During Tottenham Hotspur's Europa League win over Lyon there was a moment when Lewis Holtby angrily remonstrated with an opposition player he deemed to be play-acting on the ground.
A refreshing moment for those of us frequently exasperated by such methods, it was also in keeping with the general demeanor of eagerness Holtby has exhibited since joining Tottenham last month.
Andre Villas-Boas made the call to pay Schalke for the midfielder now rather than wait to get him on a free in the summer. Even this early into his time in the Premier League, Holtby has shown it has been money well spent.
The aforementioned eagerness was apparent from the off in his debut appearance away at Norwich City. Spurs were trailing 1-0 when he came on. Holtby's desire to get on the ball paid off as, dropping into his own half, he played a terrific flick pass to Jermain Defoe who laid it off for Gareth Bale to score a tremendous equalizer.
That keenness to get involved and get at the opposition was apparent against Lyon too. There was not as telling a contribution as the one he made against Norwich, but he gave the French side something to think about at a point when they were beginning to shape the game a bit more to their liking.
In between these two fixtures came two slightly different performances from Holtby. What both shared was the fact he played for more than half an hour at a time (in comparison to shorter spells in his other two games).
Against West Bromwich Albion, Holtby came on for the injured Defoe. It was a measured display in keeping with the thought Spurs needed to break down a resolute Baggies defense. Here Holtby was required not so much to make an immediate impact, but play his part in a longer more drawn-out process.
Once again his instincts for Spurs’ style of play (and indeed his overall aptitude) were shown in his part in the build-up to Bale’s winner. After linking up earlier in the game, Holtby drew a defender out of position, allowing the Welshman space to run into and get his shot off.

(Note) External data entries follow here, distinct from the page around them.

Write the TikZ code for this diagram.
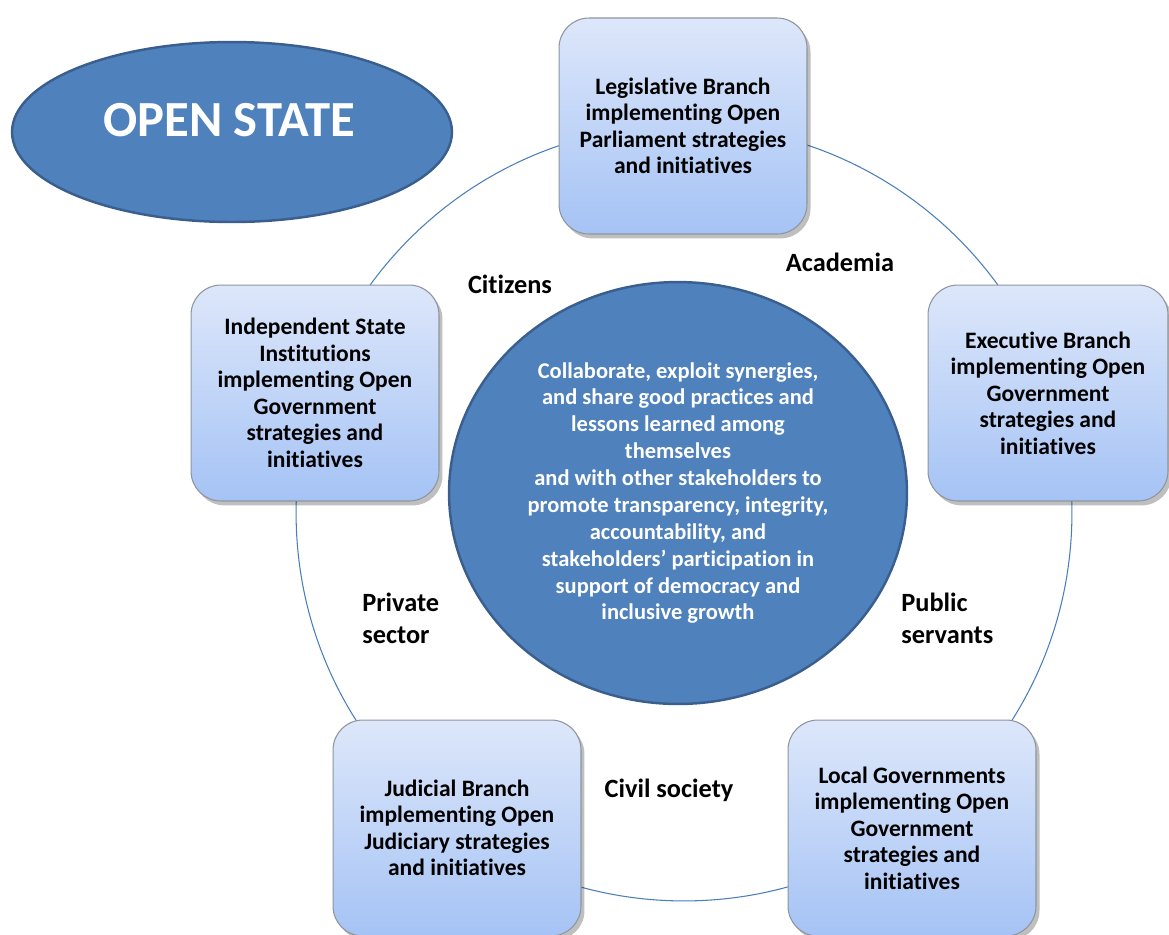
\documentclass[tikz,border=0pt]{standalone}
\usepackage{fontspec}
\setmainfont{Carlito}[Ligatures=NoCommon]
\usetikzlibrary{positioning, shapes.geometric, shadows}
\definecolor{osBlue}{HTML}{4F81BD}
\definecolor{osEdge}{HTML}{3A5F8E}
\definecolor{osRing}{HTML}{4A7EBB}
\definecolor{osTop}{HTML}{DDE7FA}
\definecolor{osBottom}{HTML}{A5C3F5}
\definecolor{osFrame}{HTML}{8E959E}
\tikzset{
  osbox/.style={rounded corners=17pt, draw=osFrame, line width=0.6pt,
    top color=osTop, bottom color=osBottom, minimum width=4.96cm,
    minimum height=4.32cm, align=center, text=black, inner sep=2pt,
    font=\fontsize{13.4}{15.1}\selectfont\bfseries,
    drop shadow={shadow xshift=2pt, shadow yshift=-2.5pt, opacity=0.25, fill=black}},
  oshub/.style={ellipse, draw=osEdge, line width=1.4pt, fill=osBlue,
    inner sep=0pt},
  osnote/.style={text=white, align=center,
    font=\fontsize{12.8}{15.3}\selectfont\bfseries},
  oslabel/.style={text=black, align=left, inner sep=0pt,
    font=\fontsize{15}{18.2}\selectfont\bfseries},
  osring/.style={draw=osRing, line width=0.6pt},
}

\begin{document}
\begin{tikzpicture}[x=0.02cm, y=-0.02cm]

  \useasboundingbox (0,0) rectangle (1169,934);
  \clip (0,0) rectangle (1169,934);

  % --- Ring through the five branches --------------------------------------
  \coordinate (ringc) at (684,513);
  \draw[osring] (ringc) circle [radius=7.76cm];

  % --- Title ---------------------------------------------------------------
  \node[oshub, minimum width=8.8cm, minimum height=3.6cm] (state) at (232,132) {};
  \node[text=white, font=\fontsize{28.8}{34}\selectfont\bfseries] (statetext)
        at (229,120) {OPEN STATE};

  % --- Hub in the middle ---------------------------------------------------
  \node[oshub, minimum width=9.16cm, minimum height=8.44cm] (hub) at (678,493) {};
  \node[osnote] (hubtext) at (678,493)
        {Collaborate, exploit synergies,\\
         and share good practices and\\
         lessons learned among\\
         themselves\\
         and with other stakeholders to\\
         promote transparency, integrity,\\
         accountability, and\\
         stakeholders' participation in\\
         support of democracy and\\
         inclusive growth};

  % --- Branches ------------------------------------------------------------
  \node[osbox]                    (leg)   at (683,126)
        {Legislative Branch\\implementing Open\\Parliament strategies\\and initiatives};
  \node[osbox, minimum width=4.8cm] (exe) at (1048,393)
        {Executive Branch\\implementing Open\\Government\\strategies and\\initiatives};
  \node[osbox]                    (local) at (912,828)
        {Local Governments\\implementing Open\\Government\\strategies and\\initiatives};
  \node[osbox]                    (jud)   at (457,828)
        {Judicial Branch\\implementing Open\\Judiciary strategies\\and initiatives};
  \node[osbox]                    (indep) at (315,393)
        {Independent State\\Institutions\\implementing Open\\Government\\strategies and\\initiatives};

  % --- Stakeholders between the branches -----------------------------------
  \node[oslabel]              (citizens) at (510,284) {Citizens};
  \node[oslabel]              (academia) at (840,262) {Academia};
  \node[oslabel, anchor=west] (public)   at (901,618) {Public\\servants};
  \node[oslabel, anchor=west] (private)  at (362,618) {Private\\sector};
  \node[oslabel]              (civil)    at (669,790) {Civil society};

\end{tikzpicture}
\end{document}
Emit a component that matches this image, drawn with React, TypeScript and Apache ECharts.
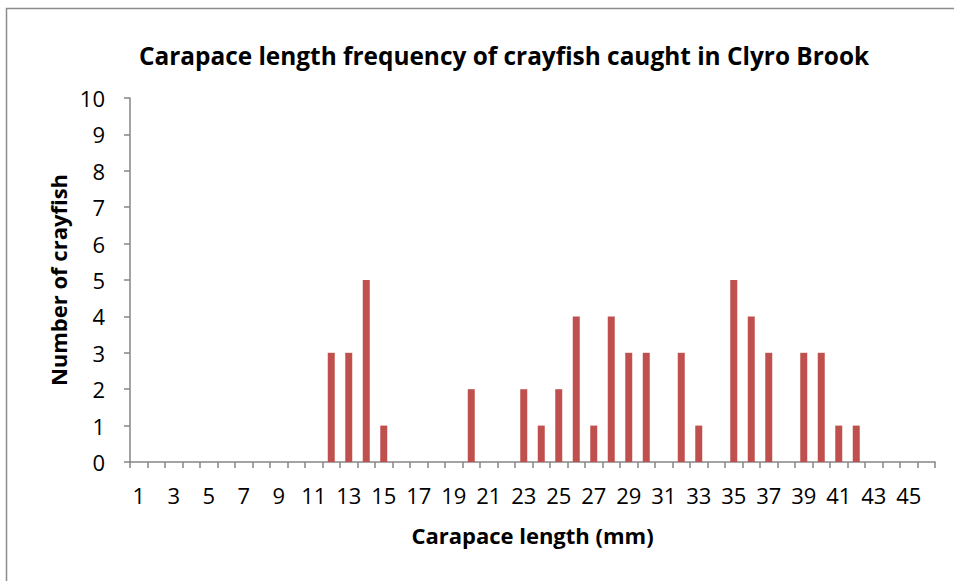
import React, { useEffect, useRef } from "react";
import * as echarts from "echarts";

const categories: string[] = Array.from({ length: 46 }, (_, i) => String(i + 1));
const lengths: number[] = [12, 13, 14, 15, 20, 23, 24, 25, 26, 27, 28, 29, 30, 32, 33, 35, 36, 37, 39, 40, 41, 42];
const counts: number[] = [3, 3, 5, 1, 2, 2, 1, 2, 4, 1, 4, 3, 3, 3, 1, 5, 4, 3, 3, 3, 1, 1];

const FONT = "Open Sans";

export default function App() {
  const ref = useRef<HTMLDivElement>(null);
  useEffect(() => {
    document.body.style.margin = "0";
    const chart = echarts.init(ref.current!, null, { renderer: "svg" });
    const values: (number | null)[] = categories.map((c) => {
      const idx = lengths.indexOf(Number(c));
      return idx >= 0 ? counts[idx] : null;
    });
    chart.setOption({
      animation: false,
      backgroundColor: "#ffffff",
      textStyle: { fontFamily: FONT },
      title: {
        text: "Carapace length frequency of crayfish caught in Clyro Brook",
        left: 499,
        top: 38,
        textAlign: "center",
        textStyle: { fontFamily: FONT, fontSize: 24.4, fontWeight: "bold", color: "#000" },
      },
      graphic: [
        {
          type: "rect",
          shape: { x: 6.5, y: 8.5, width: 1000, height: 1000 },
          style: { fill: "none", stroke: "#8c8c8c", lineWidth: 1.5 },
          silent: true,
        },
      ],
      grid: { left: 130, right: 19, top: 98, bottom: 119, containLabel: false },
      xAxis: {
        type: "category",
        data: categories,
        boundaryGap: true,
        name: "Carapace length (mm)",
        nameLocation: "middle",
        nameGap: 62,
        nameTextStyle: { fontFamily: FONT, fontSize: 22, fontWeight: "bold", color: "#000" },
        axisLine: { lineStyle: { color: "#868686", width: 1.5 } },
        axisTick: { show: true, length: 6, interval: 0, alignWithLabel: false, lineStyle: { color: "#868686", width: 1.5 } },
        axisLabel: { interval: 1, margin: 22, fontFamily: FONT, fontSize: 22, color: "#000" },
        splitLine: { show: false },
      },
      yAxis: {
        type: "value",
        min: 0,
        max: 10,
        interval: 1,
        name: "Number of crayfish",
        nameLocation: "middle",
        nameGap: 58,
        nameRotate: 90,
        nameTextStyle: { fontFamily: FONT, fontSize: 22, fontWeight: "bold", color: "#000" },
        axisLine: { show: true, lineStyle: { color: "#868686", width: 1.5 } },
        axisTick: { show: true, length: 6, inside: false, lineStyle: { color: "#868686", width: 1.5 } },
        axisLabel: { margin: 25, fontFamily: FONT, fontSize: 22, color: "#000" },
        splitLine: { show: false },
      },
      series: [
        {
          type: "bar",
          data: values,
          barWidth: "40%",
          itemStyle: { color: "#C0504D" },
        },
      ],
    });
    return () => chart.dispose();
  }, []);
  return <div ref={ref} style={{ width: 954, height: 581 }} />;
}
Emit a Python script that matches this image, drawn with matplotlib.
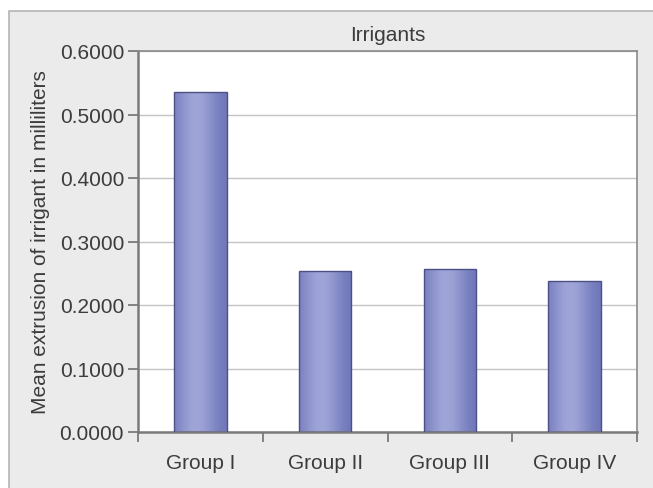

Despite so far appearing generally comfortable amid his new surroundings, there have been reminders too that the player still has plenty to learn.
After the West Brom match Holtby made his first start against Newcastle United. The German’s movement led to him getting into some decent shooting opportunities in a sparkling opening 20 minutes for Tottenham. The shots did not come off, but it seemed to bode well for what would be an influential performance.
Instead, just like his team fell away, Holtby’s presence waned. It was an eye-opener for the 22-year-old, highlighting the difficulty of having a sustained influence in matches in the fast-paced Premier League. The game passed him by and he was eventually substituted.
Holtby is still finding his feet in a new playing environment. Although he is well-versed in the characteristics of the English game (being half-English), knowing about it cannot compare to being part of it.
Off the pitch, Holtby's charm has not done him any harm. In an interview with British television broadcaster ITV prior to the Lyon game, he came across as likable, and once again hit upon his delight at being at Spurs and in England (as expressed previously, here via the London Evening Standard).
The last player to express such similar sentiment upon joining Tottenham was David Bentley.
Back then in 2008, the midfielder (who this week rejoined Blackburn Rovers on loan) recounted a story to Sky Sports' Soccer Saturday about how driving outside White Hart Lane he saw a fan wearing a club shirt with his name and number. Such was Bentley's excitement, he pulled over and asked the fan if he could sign his shirt for him.
Bentley's arrival at Spurs was in different circumstances to Holtby. However, his subsequent struggles serve as a cautionary tale for the younger man. For all of his welcome enthusiasm about his new club, he must remember to back this up with application from here on out as it is only going to get tougher.
The remainder of the season is likely to be a hit-and-miss experience for Holtby. Getting used to new teammates and all the other aspects of starting up in a different league is never easy. Especially when joining in the middle of the season.
It is clear already, though, that he is ready to contribute. For Villas-Boas it is now a case of making the most of this readiness while preparing his new charge for a greater role in (hopefully) seasons to come.